— Short task —
Reproduce the data exactly.

— Data excerpts —
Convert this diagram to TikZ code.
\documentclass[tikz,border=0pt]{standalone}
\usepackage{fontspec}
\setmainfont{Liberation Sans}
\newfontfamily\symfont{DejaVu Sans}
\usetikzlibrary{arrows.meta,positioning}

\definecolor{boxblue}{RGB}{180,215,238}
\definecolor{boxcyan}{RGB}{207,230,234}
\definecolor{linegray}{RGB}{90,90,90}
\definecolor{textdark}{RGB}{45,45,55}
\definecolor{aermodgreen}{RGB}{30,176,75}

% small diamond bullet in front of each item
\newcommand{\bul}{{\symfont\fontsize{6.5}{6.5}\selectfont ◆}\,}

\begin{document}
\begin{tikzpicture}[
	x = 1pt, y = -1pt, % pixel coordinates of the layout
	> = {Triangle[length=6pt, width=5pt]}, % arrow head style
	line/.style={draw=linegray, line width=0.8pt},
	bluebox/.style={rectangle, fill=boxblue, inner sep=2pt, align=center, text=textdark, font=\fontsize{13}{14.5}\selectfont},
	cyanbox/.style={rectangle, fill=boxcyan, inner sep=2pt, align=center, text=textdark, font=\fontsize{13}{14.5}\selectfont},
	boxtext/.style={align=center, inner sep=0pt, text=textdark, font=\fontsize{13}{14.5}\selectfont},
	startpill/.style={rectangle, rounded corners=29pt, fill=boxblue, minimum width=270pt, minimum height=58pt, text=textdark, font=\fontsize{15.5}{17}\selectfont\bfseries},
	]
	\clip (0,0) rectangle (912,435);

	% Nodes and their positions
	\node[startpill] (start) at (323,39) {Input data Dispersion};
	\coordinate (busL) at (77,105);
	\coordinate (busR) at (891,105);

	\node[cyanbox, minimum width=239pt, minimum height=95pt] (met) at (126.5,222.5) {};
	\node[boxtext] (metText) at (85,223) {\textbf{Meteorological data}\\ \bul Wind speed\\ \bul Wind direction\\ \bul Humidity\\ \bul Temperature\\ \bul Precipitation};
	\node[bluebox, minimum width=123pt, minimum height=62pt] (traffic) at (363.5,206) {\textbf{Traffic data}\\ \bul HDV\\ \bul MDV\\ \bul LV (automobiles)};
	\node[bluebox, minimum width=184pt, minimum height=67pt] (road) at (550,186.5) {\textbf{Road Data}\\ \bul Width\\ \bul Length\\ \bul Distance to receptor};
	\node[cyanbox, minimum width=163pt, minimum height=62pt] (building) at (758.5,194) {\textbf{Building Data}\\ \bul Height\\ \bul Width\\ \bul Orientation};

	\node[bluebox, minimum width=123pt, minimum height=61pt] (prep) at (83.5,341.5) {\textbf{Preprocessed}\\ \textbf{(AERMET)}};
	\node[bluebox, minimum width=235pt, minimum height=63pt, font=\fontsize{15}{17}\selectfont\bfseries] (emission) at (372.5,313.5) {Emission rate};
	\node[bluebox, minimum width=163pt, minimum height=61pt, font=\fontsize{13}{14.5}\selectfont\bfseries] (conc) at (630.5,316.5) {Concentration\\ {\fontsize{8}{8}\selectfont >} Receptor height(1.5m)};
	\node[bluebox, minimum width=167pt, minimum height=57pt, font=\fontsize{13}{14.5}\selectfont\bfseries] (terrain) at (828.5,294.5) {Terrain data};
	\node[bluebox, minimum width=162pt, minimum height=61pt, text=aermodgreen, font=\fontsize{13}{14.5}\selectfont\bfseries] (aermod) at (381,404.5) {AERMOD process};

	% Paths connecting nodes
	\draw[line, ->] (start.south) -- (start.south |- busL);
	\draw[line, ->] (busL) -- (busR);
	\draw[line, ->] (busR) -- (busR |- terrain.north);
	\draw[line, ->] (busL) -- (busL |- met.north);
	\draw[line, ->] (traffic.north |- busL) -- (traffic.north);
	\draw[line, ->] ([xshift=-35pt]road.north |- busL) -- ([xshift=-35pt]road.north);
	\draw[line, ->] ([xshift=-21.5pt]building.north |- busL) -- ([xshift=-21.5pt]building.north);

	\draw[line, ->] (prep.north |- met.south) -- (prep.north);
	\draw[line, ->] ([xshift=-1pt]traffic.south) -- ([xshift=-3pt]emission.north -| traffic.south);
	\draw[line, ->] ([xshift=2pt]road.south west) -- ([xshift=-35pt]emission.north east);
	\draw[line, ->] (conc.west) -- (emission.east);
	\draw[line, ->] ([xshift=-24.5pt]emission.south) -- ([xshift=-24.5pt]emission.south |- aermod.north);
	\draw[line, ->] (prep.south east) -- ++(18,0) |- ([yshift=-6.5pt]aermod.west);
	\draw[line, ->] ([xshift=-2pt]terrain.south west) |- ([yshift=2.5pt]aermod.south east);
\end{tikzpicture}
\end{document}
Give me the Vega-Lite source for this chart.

— The completed task —
Convert this diagram to TikZ code.
\documentclass[tikz,border=0pt]{standalone}
\usepackage{fontspec}
\setmainfont{Liberation Sans}
\newfontfamily\symfont{DejaVu Sans}
\usetikzlibrary{arrows.meta,positioning}

\definecolor{boxblue}{RGB}{180,215,238}
\definecolor{boxcyan}{RGB}{207,230,234}
\definecolor{linegray}{RGB}{90,90,90}
\definecolor{textdark}{RGB}{45,45,55}
\definecolor{aermodgreen}{RGB}{30,176,75}

% small diamond bullet in front of each item
\newcommand{\bul}{{\symfont\fontsize{6.5}{6.5}\selectfont ◆}\,}

\begin{document}
\begin{tikzpicture}[
	x = 1pt, y = -1pt, % pixel coordinates of the layout
	> = {Triangle[length=6pt, width=5pt]}, % arrow head style
	line/.style={draw=linegray, line width=0.8pt},
	bluebox/.style={rectangle, fill=boxblue, inner sep=2pt, align=center, text=textdark, font=\fontsize{13}{14.5}\selectfont},
	cyanbox/.style={rectangle, fill=boxcyan, inner sep=2pt, align=center, text=textdark, font=\fontsize{13}{14.5}\selectfont},
	boxtext/.style={align=center, inner sep=0pt, text=textdark, font=\fontsize{13}{14.5}\selectfont},
	startpill/.style={rectangle, rounded corners=29pt, fill=boxblue, minimum width=270pt, minimum height=58pt, text=textdark, font=\fontsize{15.5}{17}\selectfont\bfseries},
	]
	\clip (0,0) rectangle (912,435);

	% Nodes and their positions
	\node[startpill] (start) at (323,39) {Input data Dispersion};
	\coordinate (busL) at (77,105);
	\coordinate (busR) at (891,105);

	\node[cyanbox, minimum width=239pt, minimum height=95pt] (met) at (126.5,222.5) {};
	\node[boxtext] (metText) at (85,223) {\textbf{Meteorological data}\\ \bul Wind speed\\ \bul Wind direction\\ \bul Humidity\\ \bul Temperature\\ \bul Precipitation};
	\node[bluebox, minimum width=123pt, minimum height=62pt] (traffic) at (363.5,206) {\textbf{Traffic data}\\ \bul HDV\\ \bul MDV\\ \bul LV (automobiles)};
	\node[bluebox, minimum width=184pt, minimum height=67pt] (road) at (550,186.5) {\textbf{Road Data}\\ \bul Width\\ \bul Length\\ \bul Distance to receptor};
	\node[cyanbox, minimum width=163pt, minimum height=62pt] (building) at (758.5,194) {\textbf{Building Data}\\ \bul Height\\ \bul Width\\ \bul Orientation};

	\node[bluebox, minimum width=123pt, minimum height=61pt] (prep) at (83.5,341.5) {\textbf{Preprocessed}\\ \textbf{(AERMET)}};
	\node[bluebox, minimum width=235pt, minimum height=63pt, font=\fontsize{15}{17}\selectfont\bfseries] (emission) at (372.5,313.5) {Emission rate};
	\node[bluebox, minimum width=163pt, minimum height=61pt, font=\fontsize{13}{14.5}\selectfont\bfseries] (conc) at (630.5,316.5) {Concentration\\ {\fontsize{8}{8}\selectfont >} Receptor height(1.5m)};
	\node[bluebox, minimum width=167pt, minimum height=57pt, font=\fontsize{13}{14.5}\selectfont\bfseries] (terrain) at (828.5,294.5) {Terrain data};
	\node[bluebox, minimum width=162pt, minimum height=61pt, text=aermodgreen, font=\fontsize{13}{14.5}\selectfont\bfseries] (aermod) at (381,404.5) {AERMOD process};

	% Paths connecting nodes
	\draw[line, ->] (start.south) -- (start.south |- busL);
	\draw[line, ->] (busL) -- (busR);
	\draw[line, ->] (busR) -- (busR |- terrain.north);
	\draw[line, ->] (busL) -- (busL |- met.north);
	\draw[line, ->] (traffic.north |- busL) -- (traffic.north);
	\draw[line, ->] ([xshift=-35pt]road.north |- busL) -- ([xshift=-35pt]road.north);
	\draw[line, ->] ([xshift=-21.5pt]building.north |- busL) -- ([xshift=-21.5pt]building.north);

	\draw[line, ->] (prep.north |- met.south) -- (prep.north);
	\draw[line, ->] ([xshift=-1pt]traffic.south) -- ([xshift=-3pt]emission.north -| traffic.south);
	\draw[line, ->] ([xshift=2pt]road.south west) -- ([xshift=-35pt]emission.north east);
	\draw[line, ->] (conc.west) -- (emission.east);
	\draw[line, ->] ([xshift=-24.5pt]emission.south) -- ([xshift=-24.5pt]emission.south |- aermod.north);
	\draw[line, ->] (prep.south east) -- ++(18,0) |- ([yshift=-6.5pt]aermod.west);
	\draw[line, ->] ([xshift=-2pt]terrain.south west) |- ([yshift=2.5pt]aermod.south east);
\end{tikzpicture}
\end{document}
Give me the Vega-Lite source for this chart.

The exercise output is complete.